Information security is such a sector, particularly given business’ rapid move to adopt cost-cutting cloud and mobile technologies that rely on the ability to secure it. Yet since the economic crisis began in 2008, hiring managers have reported that they struggle to fill their positions. Poor recognition of information security as a career option is among the reasons for this situation, but it is only part of the problem. We need to understand what is required to foster a healthy job market in Europe’s information security sector.
It is good news for those already working in information security. (ISC)2 – the International Information Systems Security Certification Consortium – has tracked the effects of the economic downturn via career impact surveys which consistently show increased levels of employment. For example, the one released earlier this year suggests that only 4 percent of respondents did not have a job.
However, employers face an inflationary “hiring” spiral, with 85-90 percent struggling to find the right people, and taking up to six months to fill positions. Salaries rose in 2011 for 70 percent of the sector’s workforce, while a significant number – nearly 14 percent – saw salary increases of more than 10 percent.

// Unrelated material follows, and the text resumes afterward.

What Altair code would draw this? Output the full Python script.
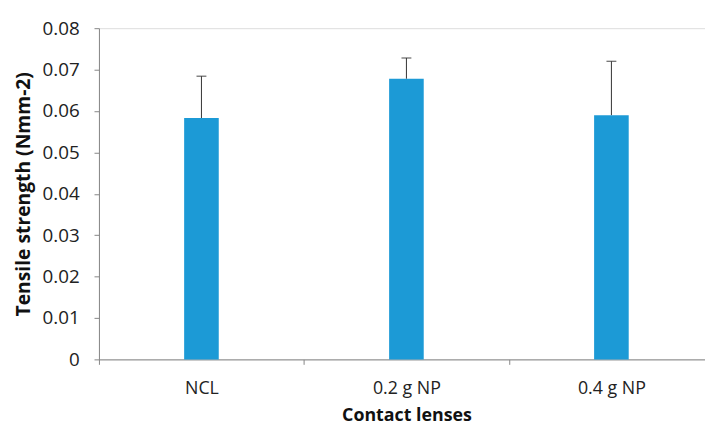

Information security is a serious discipline where organisations demand a minimum of three to five years’ experience and a good understanding of security concepts. At the same time, newcomers are not being provided with the opportunities to develop either. It is tempting to suggest that employers must change their approach and recognise the need to invest in new talent.
Yet such a simple solution is not as easy as it sounds. Information security is a relatively new discipline, which makes is very difficult to recognise employee potential or to understand how much investment is required. Even where there is a will, security departments can be small or lack the management “bandwidth” to adequately supervise an individual’s development. Moreover, many of them seek to fill multiple positions, as our surveys show.

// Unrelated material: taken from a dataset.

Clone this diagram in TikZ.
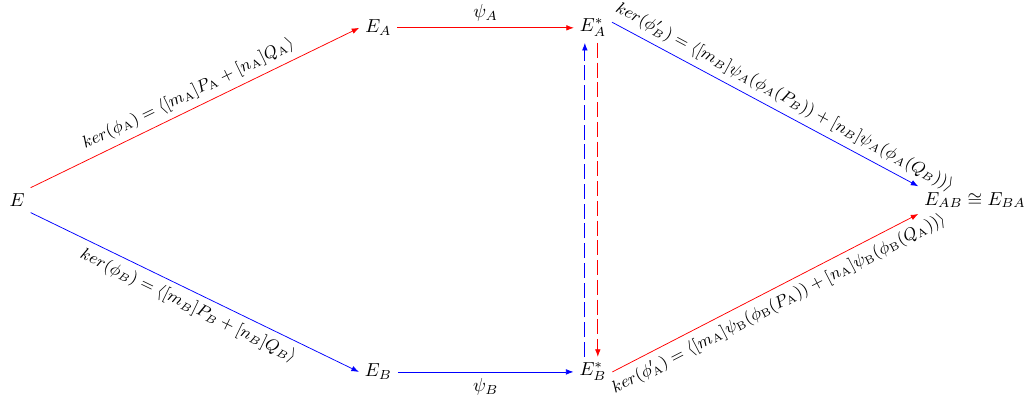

This evolving skills gap is also seen in our Global Information Security Workforce Study, conducted for (ISC)2 by the industry analysts, Frost and Sullivan. It estimates that the information security workforce’s size will nearly double from 2.8 million in 2010 to 4.2 million by 2015. Respondent demographics showed an average age of 40, with only 10 percent under 29 years compared to 17 percent in 2008.
A healthy job market will require a good intake of new and young candidates. Part of the solution is to boost interest. With employers reluctant to develop talent, poor recognition of information security as a career option is limiting the supply of interested, if not-yet-qualified candidates. There is a growing effort to do this, such as the UK’s Cyber Security Challenge, which is funded by the government and industry sponsors.

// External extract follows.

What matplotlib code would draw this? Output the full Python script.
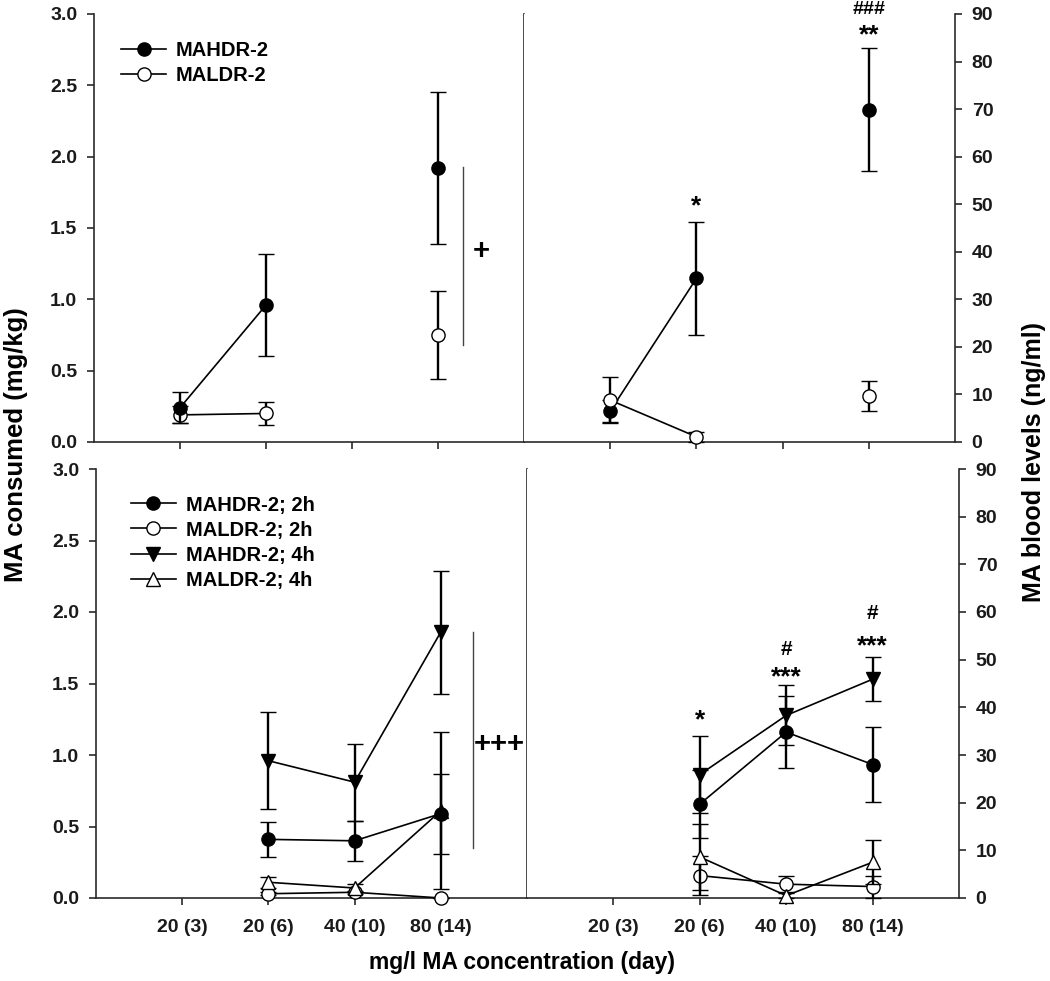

Once we inspire career interest, however, we need to provide the support to develop it. This calls for educational choice and a job market that isn’t over-reliant on experience. Industry, government, academia and the profession itself all have a role to play. Certainly governments concerned with a disenfranchised youth can see this as an employment opportunity, while employers would respond to public investment in apprenticeships and training programs.
Further, government regulatory and funding frameworks could be reviewed to address the lack of security content in undergraduate university education. To date, the majority of information security-related university courses are at the post-graduate masters’ level, often targeted at the working student. Yet most students don’t pursue a post-graduate education: it is at the undergraduate level where awareness for the career opportunities can be nurtured to the numbers required.
Other established professions such as engineering have a strong history of supporting the development of three and four-year university courses that not only teach fundamentals but also serve as a filter for people who have the right instincts. Graduates move into a workplace that have a level of confidence in their educational training, while the professional community is there to support their on-the-job development. Information security must mature in this way.
As a professional body (ISC)2 has worked for more than 20 years to foster recognition for the profession; we now have 14,000 members in EMEA, many of whom make themselves available to visit universities, host career talks and do guest lectures – whatever it takes to stimulate interest. (ISC)2 is also opening up its knowledge base to publish undergraduate resources and inform curricula, and has created an EMEA advisory board to drive working groups that contribute to skills standards and policy in this area.
I believe information security is a growth area that can help us address the economic challenges ahead – provided that we as a profession can engender a co-ordinated response from government, academia, and industry.